Now fixing that by removing the multiplier, and applying only the up-scale x2.0 to manage the zoom, the rendered tile sizes 64 MB. During fragmentation to fill the cache (16 pieces of 4 MB), the app needs to allocate 128 MB, which is sustainable.
Some bad news. Trying with an older device with arch armv7 and Android 10. The app stills to be killed after few moves and offline tiles computing.
At the moment, the only way for me is to maintain a forked branch of the lib without the PR #1622. See the branch https://github.com/janbar/libosmscout/tree/osmin-1.13 .
Now the root cause has been identified, I close this and will continue in the PR #1647.
Hi @janbar , sorry for long delays. I know that it may be frustrating. But the family and work...
Looking to the code with calculator. With screenPixelRatio=3 and mapDpi=153, finalDpi is then 459, tileDimension is 1224. It is the right tile size for screen with pixel ratio 3, when you do not want to upscale tiles. Do you agree?
To cover whole screen, there should be required just ~10 tiles, so minimum memory usage of cached tiles is ~42 MiB. When apply qNextPowerOfTwo, tile size is increased to 2048, together with RGBA8888 pixel format, memory requirement is ~160 MiB (just for pixel data).
I would say that your https://github.com/Framstag/libosmscout/pull/1647/ is going to the wrong direction... Changes in TiledRenderingHelper are little bit chaotic to me. Instead I would suggest:
- make
screenPixelRatioconfigurable, using current screen pixel ratio as default.
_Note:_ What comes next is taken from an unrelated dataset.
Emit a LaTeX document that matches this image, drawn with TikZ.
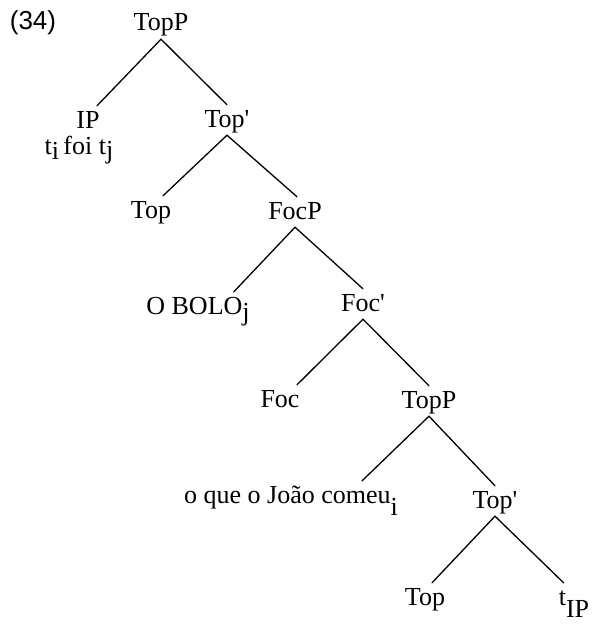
\documentclass[tikz,border=0pt]{standalone}
\usepackage{fontspec}
\setmainfont{Liberation Serif}
\newfontfamily\numfont{Liberation Sans}
% lowered index letters (traces and coindexation)
\newcommand\lowsub[2]{\raisebox{-#1}{#2}}
\begin{document}
\begin{tikzpicture}[x=1pt,y=1pt,
  lbl/.style={anchor=base, inner sep=0pt, font=\fontsize{26}{26}\selectfont},
  cat/.style={lbl, text height=20pt, text depth=6pt, inner ysep=2pt},
  branch/.style={line width=1.3pt, line cap=round}]
\useasboundingbox (0,0) rectangle (594,-626);

% example number
\node[lbl, font=\numfont\fontsize{26}{26}\selectfont] (exnum) at (33,-30) {(34)};

% tree labels
\node[cat] (topP)    at (161,-31)  {TopP};
\node[cat] (ip)      at (88,-128)  {IP};
\node[lbl] (ipwords) at (79,-154)  {t\lowsub{5pt}{i}\,foi t\lowsub{4pt}{j}};
\node[cat] (topbar1) at (227,-127) {Top\textquotesingle};
\node[cat] (top1)    at (151,-218) {Top};
\node[cat] (focP)    at (295,-219) {FocP};
\node[cat] (bolo)    at (198,-314) {O BOLO\lowsub{6pt}{j}};
\node[cat] (focbar)  at (363,-311) {Foc\textquotesingle};
\node[cat] (foc)     at (280,-407) {Foc};
\node[cat] (topP2)   at (429,-408) {TopP};
\node[cat] (oque)    at (291,-503) {o que o João comeu\lowsub{12pt}{i}};
\node[cat] (topbar2) at (495,-508) {Top\textquotesingle};
\node[cat] (top2)    at (425,-605) {Top};
\node[cat] (tip)     at (574,-605) {t\lowsub{12pt}{IP}};

% branches
\draw[branch] (topP.south) -- ([xshift=9pt]ip.north);
\draw[branch] (topP.south) -- (topbar1.north);
\draw[branch] (topbar1.south) -- ([xshift=12pt]top1.north);
\draw[branch] (topbar1.south) -- ([xshift=2pt]focP.north);
\draw[branch] (focP.south) -- ([xshift=-16pt]bolo.north east);
\draw[branch] (focP.south) -- (focbar.north);
\draw[branch] (focbar.south) -- ([xshift=17pt]foc.north);
\draw[branch] (focbar.south) -- (topP2.north);
\draw[branch] (topP2.south) -- ([xshift=-36pt]oque.north east);
\draw[branch] (topP2.south) -- (topbar2.north);
\draw[branch] (topbar2.south) -- ([xshift=7pt]top2.north);
\draw[branch] (topbar2.south) -- ([xshift=5pt]tip.north west);
\end{tikzpicture}
\end{document}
That way, you may choose between blurred result and memory consumption - make usage of
qNextPowerOfTwoconfigurable, that way, you may choose between rendering speed and memory consumption. The memory increase between tile size 1224 and 2048 is almost 3 times. - can we use just RGB pixel format instead of
QImage::Format_RGBA8888_Premultiplied?
...usage of RBG888 should be without conversion in QOpenGLTextureCache::bindTexture : https://github.com/Framstag/libosmscout/pull/1648
I didnt realized that we need alpha channel for tiles - when offline tiles are combined with the online one. So, 24bit pixel format (rgb888) may be used just in case when online tiles are disabled.
Another option howto reduce memory would be releasing image data after submit to gpu memory. But I am worry that it is not doable easily with default qt rendering pipeline.
And ultimate solution would be to use opengl renderer, but it is far from complete.
@Karry, I captured tiles bold in the mobile when activating the tiled renderer: The Qt screen size is 360 x 768, and pixel ratio is 3.0 for this Xperia 10. So right the screen size 1080x2304.
The captured tile sizes 4096x6144. Each cached fragment size 2048x2048. The blue line is the area that I see on the screen. The red line is the area matching with the screen resolution (1080x2304).
Do these sizes match what you are planning ?
The following is an original cached fragment (without scaling for github).
... it should be what you planned. The areas with and without up-scaling match. So in my opinion the best compromise is to no longer up-scale, and so no longer try to fix the blurring. Like that it will continue to work without worries.
Yes, it is visible that overhead is huge. But I believe that it is correct - in sense of correctness :-) Tile size for your dpi and 3x upscaling should be 1224, after scaling it to nearest power of two it became 2048. When using tiled renderer, actual area is increased by one tile size horizontally and vertically, to minimize issues with broken labels on tile borders... So, when rendering two tiles at once, you get canvas with 4096x6144 dimension.
Difference between red and blue area is caused by upscaling to next power of two.
I realize that keep sane memory footprint is complex task, with full of compromises between quality, memory consumption and performance. There is no silver bullet and every library user (author of the application) should have the choice what compromise to choose. On mobile, we may prefer smaller memory footprint, but on desktop with 16 GiB of RAM we may prefer quality... For that reason, I would like to have configuration options to control these tradeoffs. Do you agree?
I prepared the the first one, to control scaling to power of two: https://github.com/Framstag/libosmscout/pull/1649
I suggest to implement the flexibility Kerry mentioned in code, too. Strategy pattern comes to my mind. Some interface with a number of implementation that implement rhe various needs or constraints. Default implementation should be on the safe side. People then Can assign and possibly dynamically change the strategy they demand.
Here is configuration option for pixel ratio: https://github.com/Framstag/libosmscout/pull/1650 It may follow the screen value, or may be fixed...
Thanks @Karry , I will try it soon. Also I made the new PR #1651 which avoid copying QImage as possible. This avoids allocating double or triple the memory when caching a tile, and cpu usage is even lower.